Still making movies with kids. Still loving it.
Still slightly amazed at how quickly most kids have taken to it. Makes me think back to last year when my students were writing their DARE essays. Essays are clearly not something my students spent time reading, which made writing them very difficult. In constrast, my students have been exposed to a great deal of video. I suspect that is why they found this so easy.
And it was the kiddos who had struggled most this year, the ones who still haven't grasped that ALL their documents are stored in their My Documents folder, that made the biggest gains. So many of those kids are the ones who actually got hold a digital camera and used Legos or Bionicles, candy bars or army guys or rubber ducks as their subjects. They took photo after photo of these subjects in different positions. They found a way (CD-ROM, thumb drive, Blackboard, bringing in the camera) to get the photos to school. They narrated the entire video, usually with different voices for different characters. They searched through our collection of royalty-free music to find just the right sound tracks.
All the children seem to enjoy this unit, but these kids are especially delighted and amazed by what they have created. They sit and watch the video again and again. They keep going in and making small tweaks to make the video just right.

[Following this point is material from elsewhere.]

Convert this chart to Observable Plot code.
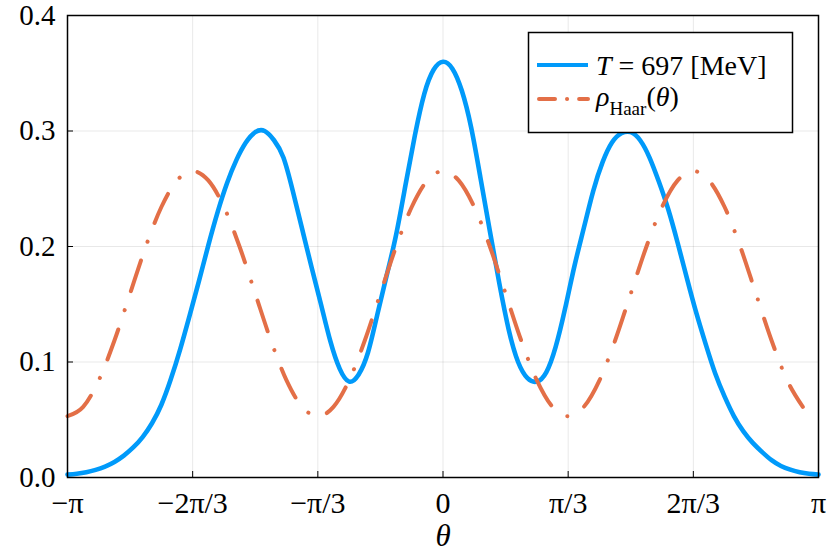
<!DOCTYPE html>
<html><head><meta charset="utf-8">
<script src="https://cdn.jsdelivr.net/npm/d3@7"></script>
<script src="https://cdn.jsdelivr.net/npm/@observablehq/plot@0.6"></script>
<style>body{margin:0;background:#fff;} #chart{width:834px;height:556px;}</style>
</head><body><div id="chart"></div>
<script>
// theta in units of pi
const blueTheta = [-1.000,-0.975,-0.950,-0.925,-0.900,-0.875,-0.850,-0.825,-0.800,-0.775,
  -0.750,-0.725,-0.700,-0.675,-0.650,-0.625,-0.600,-0.575,-0.550,-0.525,
  -0.500,-0.475,-0.450,-0.425,-0.400,-0.375,-0.350,-0.325,-0.300,-0.275,
  -0.250,-0.225,-0.200,-0.175,-0.150,-0.125,-0.100,-0.075,-0.050,-0.025,
  0.000,0.025,0.050,0.075,0.100,0.125,0.150,0.175,0.200,0.225,
  0.250,0.275,0.300,0.325,0.350,0.375,0.400,0.425,0.450,0.475,
  0.500,0.525,0.550,0.575,0.600,0.625,0.650,0.675,0.700,0.725,
  0.750,0.775,0.800,0.825,0.850,0.875,0.900,0.925,0.950,0.975,1.000];
const blueRho = [0.0025,0.0032,0.0045,0.0066,0.0095,0.0135,0.019,0.026,0.035,0.047,
  0.063,0.085,0.111,0.140,0.170,0.201,0.230,0.255,0.275,0.290,
  0.299,0.300,0.292,0.277,0.248,0.215,0.182,0.150,0.118,0.094,
  0.083,0.089,0.108,0.141,0.175,0.210,0.253,0.296,0.332,0.353,
  0.360,0.354,0.335,0.303,0.259,0.213,0.168,0.128,0.100,0.086,
  0.083,0.091,0.113,0.146,0.183,0.216,0.248,0.273,0.290,0.298,
  0.299,0.292,0.277,0.256,0.232,0.203,0.172,0.142,0.115,0.090,
  0.070,0.053,0.040,0.030,0.022,0.015,0.0100,0.0068,0.0045,0.0032,0.0025];
const haarTheta = [-1,-0.9583,-0.9167,-0.875,-0.8333,-0.7917,-0.75,-0.7083,-0.6667,-0.625,
  -0.5833,-0.5417,-0.5,-0.4583,-0.4167,-0.375,-0.3333,-0.2917,-0.25,-0.2083,
  -0.1667,-0.125,-0.0833,-0.0417,0,0.0417,0.0833,0.125,0.1667,0.2083,
  0.25,0.2917,0.3333,0.375,0.4167,0.4583,0.5,0.5417,0.5833,0.625,
  0.6667,0.7083,0.75,0.7917,0.8333,0.875,0.9167,0.9583];
const haarRho = [0.0531,0.0611,0.0841,0.1186,0.1592,0.1998,0.2342,0.2572,0.2653,0.2572,
  0.2342,0.1998,0.1592,0.1186,0.0841,0.0611,0.0531,0.0611,0.0841,0.1186,
  0.1592,0.1998,0.2342,0.2572,0.2653,0.2572,0.2342,0.1998,0.1592,0.1186,
  0.0841,0.0611,0.0531,0.0611,0.0841,0.1186,0.1592,0.1998,0.2342,0.2572,
  0.2653,0.2572,0.2342,0.1998,0.1592,0.1186,0.0841,0.0611];
const xTicks = [-1, -2/3, -1/3, 0, 1/3, 2/3, 1];
const xTickLabels = ["−π", "−2π/3", "−π/3", "0", "π/3", "2π/3", "π"];
const yTicks = [0, 0.1, 0.2, 0.3, 0.4];
const colors = ["#009AFA", "#E36F47"];

const blue = blueTheta.map((t, i) => ({theta: t, rho: blueRho[i]}));
const haar = haarTheta.map((t, i) => ({theta: t, rho: haarRho[i]}));

const font = "'Liberation Serif', 'DejaVu Serif', serif";
const plot = Plot.plot({
  width: 834, height: 556,
  marginLeft: 67, marginRight: 16, marginTop: 15, marginBottom: 79,
  style: {fontFamily: font, fontSize: "29px", background: "#fff", color: "#000", overflow: "visible"},
  x: {domain: [-1, 1]},
  y: {domain: [0, 0.4]},
  marks: [
    Plot.gridX(xTicks, {stroke: "#000", strokeOpacity: 0.09, strokeWidth: 1}),
    Plot.gridY(yTicks, {stroke: "#000", strokeOpacity: 0.09, strokeWidth: 1}),
    Plot.line(blue, {x: "theta", y: "rho", stroke: colors[0], strokeWidth: 4.6, curve: "natural"}),
    Plot.line(haar, {x: "theta", y: "rho", stroke: colors[1], strokeWidth: 4, strokeDasharray: "32,20,0.1,20", strokeLinecap: "round", curve: "monotone-x"}),
    Plot.axisX(xTicks, {tickSize: -6, tickPadding: 20, tickFormat: d => xTickLabels[xTicks.indexOf(d)], label: null, fontSize: 30}),
    Plot.axisY(yTicks, {tickSize: -6, tickPadding: 18, tickFormat: d => d.toFixed(1), label: null, fontSize: 29}),
    Plot.frame({stroke: "#000", strokeWidth: 1.5}),
    Plot.text(["θ"], {text: d => d, frameAnchor: "bottom", dy: 68, fontStyle: "italic", fontSize: 31})
  ]
});

// legend
const svg = d3.select(plot);
const g = svg.append("g").attr("font-family", font).attr("font-size", 28).attr("fill", "#000").attr("text-anchor", "start");
g.append("rect").attr("x", 528.5).attr("y", 32.5).attr("width", 264).attr("height", 100)
  .attr("fill", "#fff").attr("stroke", "#000").attr("stroke-width", 1.5);
g.append("line").attr("x1", 537).attr("x2", 588).attr("y1", 65).attr("y2", 65)
  .attr("stroke", colors[0]).attr("stroke-width", 4);
g.append("line").attr("x1", 539).attr("x2", 588).attr("y1", 99).attr("y2", 99)
  .attr("stroke", colors[1]).attr("stroke-width", 4).attr("stroke-dasharray", "16,12,0.1,12").attr("stroke-linecap", "round");
const t1 = g.append("text").attr("x", 596).attr("y", 75);
t1.append("tspan").attr("font-style", "italic").text("T");
t1.append("tspan").text(" = 697 [MeV]");
const t2 = g.append("text").attr("x", 596).attr("y", 106);
t2.append("tspan").attr("font-style", "italic").text("ρ");
t2.append("tspan").attr("font-size", 19).attr("dy", 9).text("Haar");
t2.append("tspan").attr("dy", -9).text("(");
t2.append("tspan").attr("font-style", "italic").text("θ");
t2.append("tspan").text(")");

document.getElementById("chart").appendChild(plot);
</script>
</body></html>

They are focused and animated in a way I haven't seen all year, although I glimpsed it during our web page unit.
My next step is to put the videos in a location where the classroom teachers can reach them, and offer the viewing of the videos as an activity for those last few days of school. I hope the teachers are as delighted and amazed as the children and I have been. I hope it sends the teachers off on the summer vacation thinking, "I wonder how I can use student-made videos in my curriculum next year?" I'll be asking myself the same question.